公開前に新海監督が書いた小説を読んだときには、こんな大ヒットは想像できなかった。けれど、公開された映画を観て納得。

美しい映像と、緻密に組み上げられたストーリー、RADWIMPSの音楽、キャスト陣の熱演が合わさったときに、これだけ素晴らしい作品ができあがるのだと唸るしかなかったのです。

ただし、『君の名は。』の魅力は、本編だけにとどまらず。新海監督のノベライズ、外伝小説や各種ムック本など挙げればひっきりなし。

『君の名は。Another Side:Earthboud』は、その名のとおり、外伝的な作品でありながら、本編を補完する素晴らしい内容になっているのです。

瀧くん、テッシー、四葉、そして三葉の父・宮水俊樹の視点で語られる物語の数々。本編の場面がフラッシュバックし「この場面の裏には、こんな物語があったのね!」と膝を叩くことが何度あったか。

この本を読めば、もう1回映画が観たくなること間違いなし!本編の小説と合わせてどうぞ。以下、ネタバレ込みの感想になるので、未読の方は注意。

明かされるノーブラ事件の真相「ブラジャーに関する一考察」

第一話は、本編の主人公・瀧くんの視点で物語が進む。瀧くんが三葉の体に入っている間に、どんな出来事があったのかが本編より詳細に描かれている。だいたいおっぱいの話してるよ(誇張)

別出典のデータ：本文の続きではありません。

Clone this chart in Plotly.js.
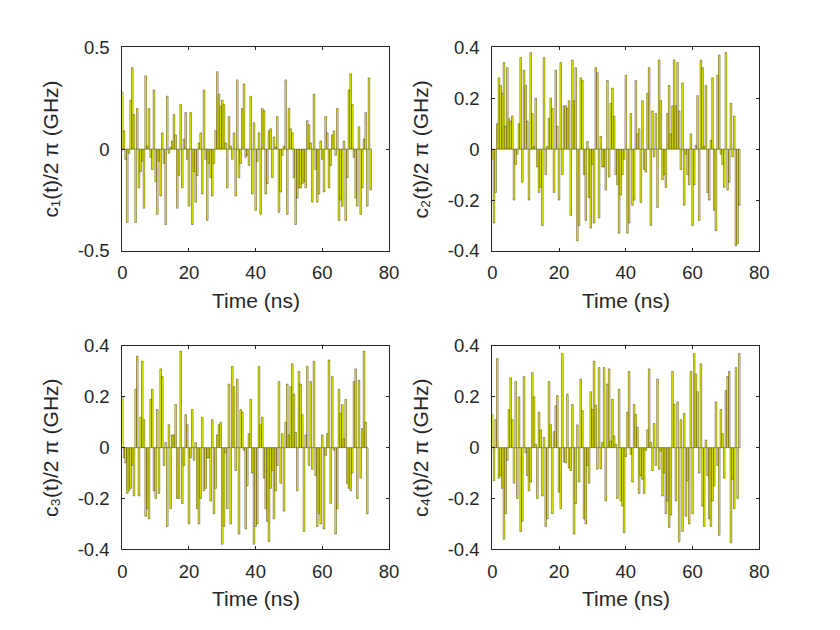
<!DOCTYPE html>
<html>
<head>
<meta charset="utf-8">
<script src="https://cdn.plot.ly/plotly-3.0.1.min.js"></script>
<style>html,body{margin:0;padding:0;background:#fff;}#chart{width:840px;height:630px;}</style>
</head>
<body>
<div id="chart"></div>
<script>
// Time step between pulses (ns)
var timeStep = 0.5;

// c1(t)/2pi (GHz)
var c1 = [0.28,0.09,-0.05,-0.36,-0.02,0.24,0.40,0.17,-0.36,0.20,
-0.19,-0.11,-0.06,-0.29,0.36,0.015,0.20,-0.04,-0.10,0.29,
-0.16,-0.32,-0.06,-0.23,0.08,-0.07,-0.37,0.26,-0.02,0.01,
0.04,0.17,0.07,-0.29,-0.13,0.22,-0.19,0.05,0.18,-0.05,
-0.28,0.18,-0.37,-0.11,-0.26,-0.13,0.03,0.08,-0.22,0.29,
-0.05,-0.35,-0.07,-0.14,-0.23,-0.07,0.09,0.38,0.27,0.21,
0.24,0.22,0.03,-0.19,0.16,0.015,-0.05,0.08,-0.23,0.34,
-0.14,-0.07,0.20,0.32,-0.04,-0.03,-0.08,0.26,-0.22,0.13,
-0.30,-0.06,0.08,-0.32,0.20,0.19,-0.22,-0.17,0.09,0.10,
-0.14,0.06,0.01,0.16,-0.31,-0.21,-0.03,0.015,0.34,-0.32,
0.20,0.10,0.08,-0.14,-0.37,-0.24,-0.19,-0.19,-0.17,-0.16,
-0.19,0.14,0.12,0.03,-0.26,0.27,-0.10,-0.26,-0.22,0.04,
-0.05,-0.21,0.16,0.08,-0.19,-0.08,0.07,0.09,-0.03,0.20,
-0.35,-0.25,-0.28,0.04,-0.35,-0.14,0.29,0.37,0.22,-0.04,
-0.24,-0.28,0.11,-0.32,-0.19,0.05,0.18,-0.28,0.35,-0.20];

// c2(t)/2pi (GHz)
var c2 = [-0.04,-0.29,-0.17,0.10,0.28,0.25,0.22,0.34,0.09,0.32,
0.12,0.11,0.13,-0.20,-0.06,-0.02,0.10,0.36,-0.13,0.31,
0.25,0.11,-0.20,0.38,0.14,0.01,0.20,-0.07,-0.17,-0.15,
-0.30,0.36,-0.10,0.01,0.12,0.20,0.16,-0.17,0.31,0.09,
-0.20,0.34,-0.10,0.17,0.17,0.16,0.19,-0.26,0.35,0.19,
0.32,-0.36,-0.30,0.28,0.27,-0.10,-0.28,0.03,-0.19,-0.31,
-0.06,-0.29,0.32,0.30,-0.27,0.05,-0.07,-0.07,-0.16,0.27,
-0.11,0.18,0.24,0.13,-0.10,-0.14,-0.33,-0.18,-0.10,-0.04,
0.29,-0.33,-0.29,0.14,-0.22,-0.20,0.27,0.06,0.08,-0.21,
0.19,-0.08,-0.09,0.22,0.32,-0.30,0.15,-0.03,0.14,-0.23,
0.35,0.19,-0.12,-0.10,-0.15,0.14,0.25,0.06,0.17,0.35,
0.17,0.34,0.15,-0.08,0.26,-0.22,-0.02,-0.10,-0.14,0.06,
-0.30,-0.14,0.015,0.21,-0.28,0.35,0.32,0.01,0.25,-0.17,
-0.20,0.035,0.28,-0.24,-0.32,0.29,0.37,-0.02,-0.06,-0.15,
0.38,-0.16,-0.13,0.18,-0.03,0.13,-0.38,-0.37,-0.22];

// c3(t)/2pi (GHz)
var c3 = [0.20,-0.04,-0.06,-0.18,-0.17,-0.16,-0.07,-0.19,0.23,0.36,
-0.19,0.12,0.34,0.11,-0.27,-0.24,-0.28,0.19,0.23,-0.17,
-0.20,0.15,-0.18,0.31,0.28,-0.07,0.02,-0.31,0.09,-0.24,
0.05,0.05,0.17,-0.20,-0.20,0.38,-0.22,-0.07,0.13,0.09,
-0.30,-0.04,0.15,-0.05,0.02,-0.24,-0.30,-0.20,0.12,-0.17,
-0.16,-0.04,-0.04,-0.21,0.11,-0.26,-0.16,0.05,0.09,0.10,
-0.38,-0.31,-0.02,-0.24,0.25,-0.30,0.32,0.24,-0.09,0.27,
-0.34,0.15,0.14,-0.01,-0.32,-0.15,0.055,0.19,-0.10,-0.38,
-0.31,-0.30,0.32,0.09,0.12,-0.12,-0.24,-0.29,-0.37,-0.16,
-0.09,-0.28,-0.17,-0.07,0.26,-0.14,0.055,-0.25,0.10,0.25,
0.05,0.24,0.33,0.21,0.06,-0.17,0.30,0.25,0.13,-0.33,
0.05,0.32,-0.07,0.26,-0.085,0.34,-0.11,-0.31,-0.26,-0.30,
0.05,-0.32,-0.03,0.055,0.345,-0.22,0.28,-0.01,-0.34,-0.24,
0.23,0.135,0.17,0.035,0.19,-0.14,-0.16,-0.17,-0.10,0.26,
0.31,-0.20,0.265,-0.12,0.075,0.38,0.10,-0.26];

// c4(t)/2pi (GHz)
var c4 = [0.13,-0.13,0.11,0.35,-0.12,-0.11,-0.16,-0.36,-0.26,-0.05,
0.15,0.275,0.11,-0.14,0.26,-0.20,0.20,-0.33,-0.29,0.28,
-0.02,-0.11,-0.17,-0.135,0.295,0.20,0.013,-0.20,0.14,0.07,
-0.19,0.04,-0.31,-0.28,0.26,0.09,-0.26,0.063,0.165,0.205,
-0.175,-0.24,0.37,-0.056,-0.06,0.21,-0.08,-0.09,0.17,-0.34,
-0.22,0.09,-0.135,0.27,0.145,-0.28,-0.30,-0.07,-0.14,0.22,
0.15,0.34,0.167,-0.085,0.315,-0.083,0.02,0.315,-0.21,0.25,
0.31,0.026,0.19,0.046,0.013,-0.20,0.23,-0.21,-0.23,-0.335,
-0.035,0.14,0.30,-0.026,-0.135,0.17,0.13,0.08,-0.18,-0.11,
-0.125,-0.18,-0.01,0.07,0.31,0.02,-0.09,0.095,-0.07,0.27,
-0.085,-0.013,-0.19,-0.10,-0.26,-0.21,-0.315,-0.265,0.30,0.17,
-0.21,0.18,-0.37,0.11,-0.33,0.135,-0.27,-0.13,-0.30,0.30,
-0.26,0.37,0.29,0.22,-0.10,0.33,-0.23,-0.31,0.03,-0.11,
-0.28,-0.31,-0.21,-0.15,0.18,-0.07,-0.345,0.15,0.055,-0.12,
0.225,0.28,0.30,-0.375,-0.125,-0.24,0.315,-0.20,0.37];

var xTicks = [0, 20, 40, 60, 80];
var yTicksFirst = [-0.5, 0, 0.5];
var yTickTextFirst = ['-0.5', '0', '0.5'];
var yTicks = [-0.4, -0.2, 0, 0.2, 0.4];
var yTickText = ['-0.4', '-0.2', '0', '0.2', '0.4'];
var yLabels = ['c\u2081(t)/2 \u03c0 (GHz)', 'c\u2082(t)/2 \u03c0 (GHz)',
               'c\u2083(t)/2 \u03c0 (GHz)', 'c\u2084(t)/2 \u03c0 (GHz)'];
var xLabel = 'Time (ns)';

function times(n) { var t = []; for (var i = 0; i < n; i++) t.push(i * timeStep); return t; }

var series = [c1, c2, c3, c4];
var data = series.map(function (c, k) {
  return {
    type: 'bar', x: times(c.length), y: c,
    xaxis: k === 0 ? 'x' : 'x' + (k + 1),
    yaxis: k === 0 ? 'y' : 'y' + (k + 1),
    marker: { color: '#ffff00', line: { color: '#000000', width: 0.4 } },
    hoverinfo: 'skip'
  };
});

var W = 840, H = 630;
var colX = [[122.3, 389], [492.3, 759.3]];
var rowY = [[47.3, 251], [346, 549.3]];
var axColor = '#262626';
var fontFam = 'Liberation Sans, Arial, Helvetica, sans-serif';

var layout = {
  width: W, height: H, showlegend: false, bargap: 0.05,
  paper_bgcolor: '#ffffff', plot_bgcolor: '#ffffff',
  margin: { l: 0, r: 0, t: 0, b: 0 },
  font: { family: fontFam, color: axColor },
  annotations: []
};

for (var k = 0; k < 4; k++) {
  var col = k % 2, row = Math.floor(k / 2);
  var sx = k === 0 ? '' : String(k + 1);
  var isFirst = (k === 0);
  var x0 = colX[col][0], x1 = colX[col][1], y0 = rowY[row][0], y1 = rowY[row][1];
  layout['xaxis' + sx] = {
    domain: [x0 / W, x1 / W],
    anchor: 'y' + sx, range: [0, 80], tickvals: xTicks,
    ticks: 'inside', ticklen: 3, tickwidth: 1, tickcolor: axColor,
    showline: true, mirror: 'ticks', linecolor: axColor, linewidth: 1,
    showgrid: false, zeroline: false, ticklabelstandoff: 5,
    tickfont: { size: 18.5, color: axColor, family: fontFam }
  };
  layout['yaxis' + sx] = {
    domain: [1 - y1 / H, 1 - y0 / H],
    anchor: 'x' + sx,
    range: isFirst ? [-0.5, 0.5] : [-0.4, 0.4],
    tickvals: isFirst ? yTicksFirst : yTicks,
    ticktext: isFirst ? yTickTextFirst : yTickText,
    ticks: 'inside', ticklen: 3, tickwidth: 1, tickcolor: axColor,
    showline: true, mirror: 'ticks', linecolor: axColor, linewidth: 1,
    showgrid: false, zeroline: false, ticklabelstandoff: 8,
    tickfont: { size: 18.5, color: axColor, family: fontFam }
  };
  // x-axis title
  layout.annotations.push({
    xref: 'paper', yref: 'paper', x: (x0 + x1) / 2 / W, y: 1 - (y1 + 49) / H,
    xanchor: 'center', yanchor: 'middle', showarrow: false,
    text: xLabel, font: { size: 21, color: axColor, family: fontFam }
  });
  // y-axis title
  layout.annotations.push({
    xref: 'paper', yref: 'paper', x: (x0 - 72) / W, y: 1 - (y0 + y1) / 2 / H,
    xanchor: 'center', yanchor: 'middle', showarrow: false, textangle: -90,
    text: yLabels[k], font: { size: 21, color: axColor, family: fontFam }
  });
}

Plotly.newPlot('chart', data, layout, { staticPlot: true, displayModeBar: false });
</script>
</body>
</html>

瀧くんは、三葉と入れ替わったらとりあえず、おっぱい揉んでから一日を始めるみたいなところあるよね。思春期男子なら、みんなおっぱい大好きだものね。いや、思春期に限らずか。まさかその胸揉みに泣かされるとは思いもよらなかったのだけれども。


本編のバスケのシーンで「やたら胸揺れてるな?まさか新海作品で乳揺れ描写があるとは…」と内心戸惑った人もいるのでは。だってしょうがないじゃん、このときの三葉(瀧くん)、ブラつけてねーんだもん。

ブラをつけるために悪戦苦闘する瀧くんの努力が涙ぐましい。これも入れ替わりがなかったら、体験するはずのなかった出来事だよね。

散々、おっぱいやらブラやらの話を続けてきましたが、この物語はそれだけにあらず。

宮水家の一員として振る舞う外面的な三葉と、瀧くんだからこそ知りえた本当の三葉とのギャップ。「三葉はどういう人間なんだろう?」と瀧くんがより彼女に興味惹かれていく姿が印象的でした。

テッシーの地元愛がたまらない「スクラップ・アンド・ビルド」

第二話の主人公は、田舎のマイルドヤンキー・勅使河原克彦。土建屋の息子で、父親と町長の癒着に嫌悪する気持ちはありつつも、糸守町を変えていきたいという彼の想いに心を打たれた。

町から出ていきたい気持ちはあれど、町に根ざした土建屋の息子の立場では、いろんな人に迷惑がかかってしまう。出ていけないのならば、糸守を変えるしかない。魅力のあるものを作っていくしかない。

端材と木材で、オープンカフェを作ろうとしたのも、その一環。本編ではちらっと描かれただけのワンシーンに、テッシーの地元愛と覚悟が隠れていたなんて。彼への好感度がまた一段と上がった物語でした。

次第に見え始める宮水家の物語「アースバウンド」

第三話は、三葉の妹・四葉が主人公。時折、変な風になる姉を心配する彼女に同情せざるをえない。だって、朝起こしにいったら姉が自分のおっぱいもみもみしてるって、違和感バリバリでしょうよ。

幼いながらに、祖母から宮水家やムスビについて聞くも、幼い四葉はまだ理解できない。いずれ成長すれば、理解するときがくるのだろうけど、まだ少し早いようで。神前の申立を彼女なりに、現代風に解釈してたのは可愛い。

そんな四葉ですが、ちょっとした出来心で口噛み酒をちろっと一口舐めたおかげで、祖先の誰かとムスビつき、不思議な体験をすることに。その不思議な体験を通して、祖母を気遣い、姉が大好きと実感するようになる四葉に心がほっこり。

父と母の知られざる物語「あなたが結んだもの」

本編では町長・宮水俊樹だった男が、民俗学者・溝口俊樹であった頃。三葉の母・二葉との出会いが描かれる。凛とした二葉さんと、俊樹に見せる愛らしい二葉さんの魅力に胸がいっぱい。

のちに妻になる素敵な女性との出会い。三葉・四葉が生まれたときのかけがえのない喜び。妻や娘たちと過ごす日々がずっと続いてほしいと、願わずにはいられないのですが…。

愛する妻との別れの日がやってきてしまう。「あるべきようになるから」と語る妻の真意を知るのは、まだずっと先のこと。その別れに納得できず、宮水を恨む神社を飛び出した彼が、町民を動かせる立場にいたこともまた運命で。


どうして隕石が落ちてきた夜に、三葉の説得を素直に俊樹が受け入れたのか。この物語を読めば、納得できるはず。彼の好感度もうなぎのぼりなのです。

そして、もう一度映画が観たくなることうけあい。僕もその一人でした。

映画を見て感動した人は、ぜひとも小説版、外伝小説の触れていってほしいなと。それらの物語が相互に補完しあい、さらなる感動が生まれる。素晴らしい作品の誕生に立ち会えたことを光栄に思います。